It’s Saturday, one of the fifty-two holidays in the slow-turning Big Wheel of the year, when piled up passions are exploded, and the effect of a week’s monotonous graft is swilled out of your system in a burst of goodwill. But before you go out to pour beer into the elastic capacity of your guts, here are some bits of news.
→ Thornbridge’s offer of free delivery on their web store in January turned out to be not only a nice treat for consumers, but also an extremely effective punter-driven advertising campaign: our Twitter feed in the last few days has been full of shots of newly delivered boxes and proudly arranged bottles, along with excited proclamations of the wonderfulness of Halcyon and Jaipur. It’s certainly why we’ve been focusing more than usual on the Derbyshire brewery.
→ This year sees the 40th anniversary of the launch of the late Bill Urquhart’s Litchborough Brewery, one of several breweries with a good claim to be the first ‘microbrewery’. We were excited to hear that the revived Phipps’ NBC has plans to mark the moment by brewing on of Mr Urquhart’s beers to an original recipe, and with the direct involvement of Frank Kenna who worked with him in the 1970s.
→ Those looking for something beer-related to hang on the wall might be interested in the 1960 Times book Beer in Britain (Abebooks | Amazon). Compiled from an April 1958 special supplement of the newspaper, the book is fascinating in its own right, but also includes a A3+ size fold-out map of breweries then in operation. (Detail above.) Our copy cost a bit less than £20.

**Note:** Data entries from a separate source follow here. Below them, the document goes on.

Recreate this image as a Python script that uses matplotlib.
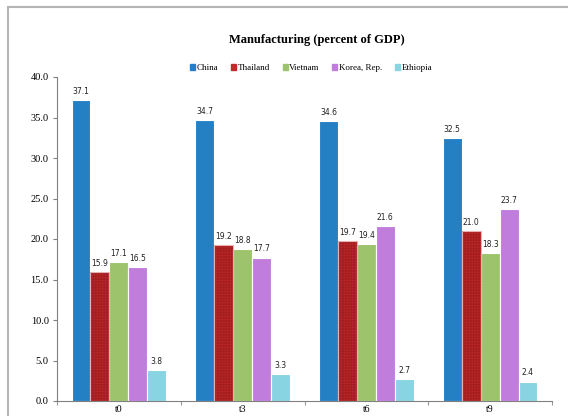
import numpy as np
import matplotlib
matplotlib.use('Agg')
import matplotlib.pyplot as plt
from matplotlib.patches import Rectangle

# 数据
periods = ['t0', 't3', 't6', 't9']
countries = ['China', 'Thailand', 'Vietnam', 'Korea, Rep.', 'Ethiopia']
china = [37.1, 34.7, 34.6, 32.5]
thailand = [15.9, 19.2, 19.7, 21.0]
vietnam = [17.1, 18.8, 19.4, 18.3]
korea = [16.5, 17.7, 21.6, 23.7]
ethiopia = [3.8, 3.3, 2.7, 2.4]

series = [china, thailand, vietnam, korea, ethiopia]
colors = ['#2580c3', '#c42a2b', '#9dc46c', '#c17ddc', '#88d4e3']

plt.rcParams['font.family'] = ['Liberation Serif', 'DejaVu Serif']

fig = plt.figure(figsize=(5.68, 4.16), dpi=100)
ax = fig.add_axes([57 / 568, 1 - 401 / 416, 495 / 568, 324 / 416])

x = np.arange(len(periods))
w = 0.153
for i, (vals, c) in enumerate(zip(series, colors)):
    pos = x + (i - 2) * w
    if countries[i] == 'Thailand':
        ax.bar(pos, vals, w, color=c, edgecolor='#a51e20', linewidth=0,
               hatch='++++++', zorder=2)
        ax.bar(pos, vals, w, fill=False, edgecolor='#e8b0b0', linewidth=0.8,
               zorder=3)
    else:
        ax.bar(pos, vals, w, color=c, edgecolor='white', linewidth=0.8,
               zorder=2)
    for px, v in zip(pos, vals):
        ax.annotate(f'{v:.1f}', (px, v), textcoords='offset points',
                    xytext=(0, 3), ha='center', va='bottom', fontsize=5.5,
                    family='DejaVu Sans', color='#222222')

ax.set_xlim(-0.5, len(periods) - 0.5)
ax.set_ylim(0, 40)
ax.set_yticks(np.arange(0, 40.1, 5))
ax.set_yticklabels([f'{t:.1f}' for t in np.arange(0, 40.1, 5)], fontsize=7.5)
ax.set_xticks(np.arange(-0.5, len(periods), 1))
ax.set_xticklabels([])
ax.set_xticks(x, minor=True)
ax.set_xticklabels(periods, minor=True, fontsize=7)
ax.tick_params(axis='x', which='minor', length=0, pad=3)
ax.tick_params(axis='x', which='major', length=3, color='#999999')
ax.tick_params(axis='y', length=3, color='#808080', pad=3)
for s in ['top', 'right']:
    ax.spines[s].set_visible(False)
for s in ['left', 'bottom']:
    ax.spines[s].set_color('#808080')

# 图例
handles = [plt.Rectangle((0, 0), 1, 1, color=c) for c in colors]
fig.legend(handles, countries, loc='center', bbox_to_anchor=(311 / 568, 1 - 68 / 416),
           ncol=5, frameon=False, fontsize=6.5, handlelength=0.55, handleheight=0.55,
           handletextpad=0.15, columnspacing=1.45)

fig.text(317 / 568, 1 - 40 / 416, 'Manufacturing (percent of GDP)', ha='center',
         va='center', fontsize=9, fontweight='bold')

# 外框
fig.patches.append(Rectangle((8 / 568, -0.1), 1.2, 1 - 7 / 416 + 0.1,
                             transform=fig.transFigure, fill=False,
                             edgecolor='#b5b5b5', linewidth=1.5))

fig.savefig('out.png', dpi=100)
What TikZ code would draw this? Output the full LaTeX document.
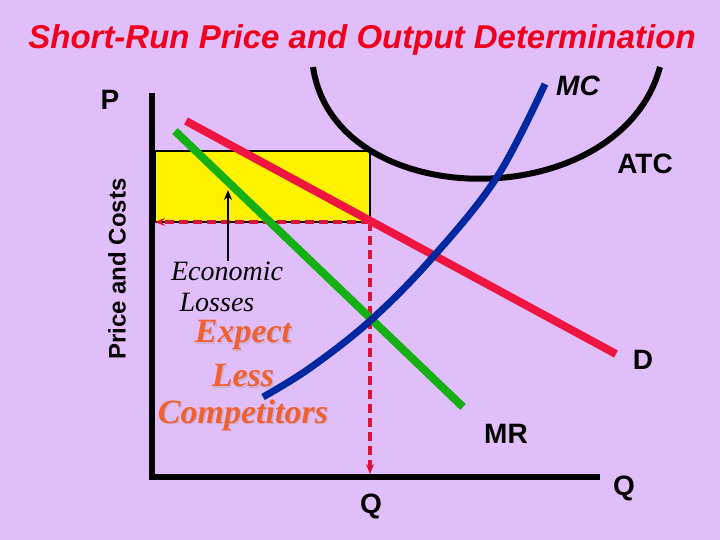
\documentclass[tikz,border=0pt]{standalone}
\usepackage{fontspec}
\setmainfont{Liberation Serif}
\setsansfont{Liberation Sans}
\usetikzlibrary{arrows.meta}
\definecolor{bgc}{RGB}{224,190,250}
\definecolor{dred}{RGB}{240,20,64}
\definecolor{dashred}{RGB}{215,20,60}
\definecolor{mrgreen}{RGB}{20,176,20}
\definecolor{mcblue}{RGB}{0,40,160}
\definecolor{titlered}{RGB}{240,0,30}
\definecolor{expcol}{RGB}{240,96,48}
\definecolor{shadowc}{RGB}{205,175,215}
\tikzset{
  lbl/.style={font=\sffamily\bfseries\fontsize{28}{32}\selectfont, inner sep=0pt},
  econ/.style={font=\itshape\fontsize{28}{32}\selectfont, inner sep=0pt},
  expt/.style={font=\bfseries\itshape\fontsize{34}{40}\selectfont, inner sep=0pt},
  axisline/.style={line width=6pt, black},
  dashln/.style={dashred, line width=3.5pt, dash pattern=on 9pt off 5pt, -{Stealth[length=10pt,width=8pt]}}
}
\begin{document}
\begin{tikzpicture}[x=1pt,y=-1pt]
\fill[bgc] (0,0) rectangle (720,540);
\useasboundingbox (0,0) rectangle (720,540);
% title
\node[font=\sffamily\bfseries\itshape\fontsize{33}{37}\selectfont, text=titlered, inner sep=0pt] (title) at (362,40) {Short-Run Price and Output Determination};
% yellow box
\coordinate (boxtl) at (155,151);
\coordinate (boxbr) at (370,222);
\coordinate (boxbl) at (155,222);
\coordinate (qbot) at (370,474);
\filldraw[fill=yellow, draw=black, line width=1.2pt] (boxtl) rectangle (boxbr);
% axes
\draw[axisline] (152,93) -- (152,477) -- (600,477);
% dashed lines
\draw[dashln] (boxbr) -- (boxbl);
\draw[dashln] (boxbr) -- (qbot);
% ATC
\draw[line width=6pt, black] (313,67) .. controls (335,216) and (620,216) .. (660,67);
% D
\draw[line width=8pt, dred] (186,121) -- (616,354);
% MR
\draw[line width=8pt, mrgreen] (175,131) -- (463,407);
% MC
\draw[line width=7pt, mcblue] plot[smooth, tension=0.6] coordinates {(263,397) (310,368) (371,320) (433,257) (497,177) (545,84)};
% economic losses arrow
\node[econ] (ec1) at (227,271) {Economic};
\node[econ] (ec2) at (217,302) {Losses};
\coordinate (arrtip) at (228,190);
\draw[line width=1.8pt, -{Stealth[length=10pt,width=8pt]}] (ec1.north -| arrtip) -- (arrtip);
% expect text with shadow
\node[expt, text=shadowc] at (244.5,336.5) {Expect};
\node[expt, text=shadowc] at (244.5,377.5) {Less};
\node[expt, text=shadowc] at (244.5,416.5) {Competitors};
\node[expt, text=expcol] (ex1) at (243,335) {Expect};
\node[expt, text=expcol] (ex2) at (243,376) {Less};
\node[expt, text=expcol] (ex3) at (243,415) {Competitors};
% labels
\node[lbl, font=\sffamily\bfseries\itshape\fontsize{28}{32}\selectfont] (mc) at (578,86) {MC};
\node[lbl] (atc) at (645,164) {ATC};
\node[lbl] (d) at (643,360) {D};
\node[lbl] (mr) at (506,434) {MR};
\node[lbl] (q1) at (371,506) {Q};
\node[lbl] (q2) at (624,488) {Q};
\node[lbl] (p) at (110,100) {P};
\node[font=\sffamily\bfseries\fontsize{24}{28}\selectfont, rotate=90, inner sep=0pt] (pc) at (117,269) {Price and Costs};
\end{tikzpicture}
\end{document}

→ One of our favourite blogs, Pubs of Manchester, has come across a fresh supply of photographs from the 1970s and is sharing them on Twitter. Here’s one beauty, but do check out the rest:
One of the first estate pubs in the area, pictured half a century ago. Functional… pic.twitter.com/fb3Xq0R17S
— Pubs of Manchester (@Pubs_of_Mcr) February 5, 2014
→ Our suggestion for a long read to save to Pocket this week is a 1967 essay by H.A. Monckton, a director at Flower’s brewery of Stratford-upon-Avon and beer historian, entitled ‘English Ale and Beer in Shakespeare’s Time‘.